Parliament of Zimbabwe (then Parliament of Rhodesia)
- Long title An Act to prohibit or restrict the importation, production and dissemination of undesirable publications, pictures, statues and records. ;
- Citation: Act No. 37 of 1967
- Territorial extent: Zimbabwe
- Commenced: 1 December 1967
- Administered by: Minister of Law and Order

Amended by
- Censorship and Entertainments Control Amendment Act 22 of 2001

= Censorship and Entertainment Control Act, 1967 =

The Censorship and Entertainments Control Act 1967 is an Act of Parliament in Zimbabwe. It was passed by the Parliament of Rhodesia in 1967 to target obscenity and blasphemy in literature and film. The Act repealed elements of the Entertainments Control and Censorship Act, 1932, the Subversive Activities Act, 1950, and the Emergency Powers (Control of Publications) Act, 1965. It was most frequently evoked by the Rhodesian government to censor sexual content in literary works or communist literature. Rhodesian era bans on literature for politically subversive content were reversed in 1980 after the country achieved internationally recognised independence as Zimbabwe.
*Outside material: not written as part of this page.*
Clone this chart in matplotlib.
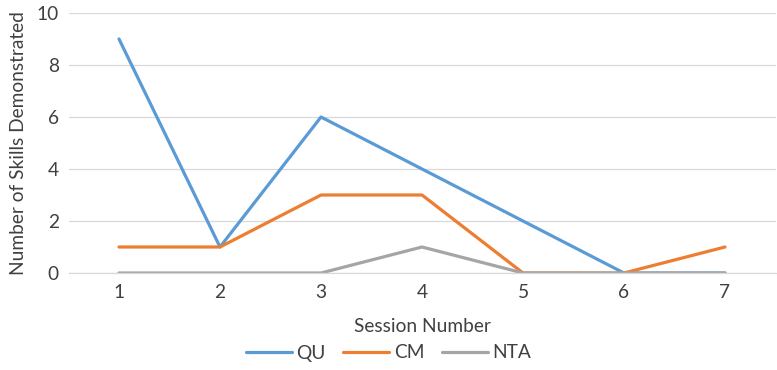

However, the new Zimbabwean government continues to invoke the act to ban literature and films for obscenity, a broad label which it has extended to include explicit sexual content and positive portrayals of homosexuality. Artistic expression in the country continues to be significantly affected by legislation that established the Zimbabwe Board of Censors. The law requires artists, including musicians, to obtain certification before performing or publishing their work. Without this approval, their creative endeavors may be prohibited. Such artists include Raymond Majongwe, whose music is often critical of the government, and musician Thomas Mapfumo, known for revolutionary music. Their music has minimal airplay, a reflection of ongoing censorship practices. While censorship limits artistic expression through restrictive laws and economic barriers, several artists like Samantha Kureya and Winky D continue to engage the public through their work.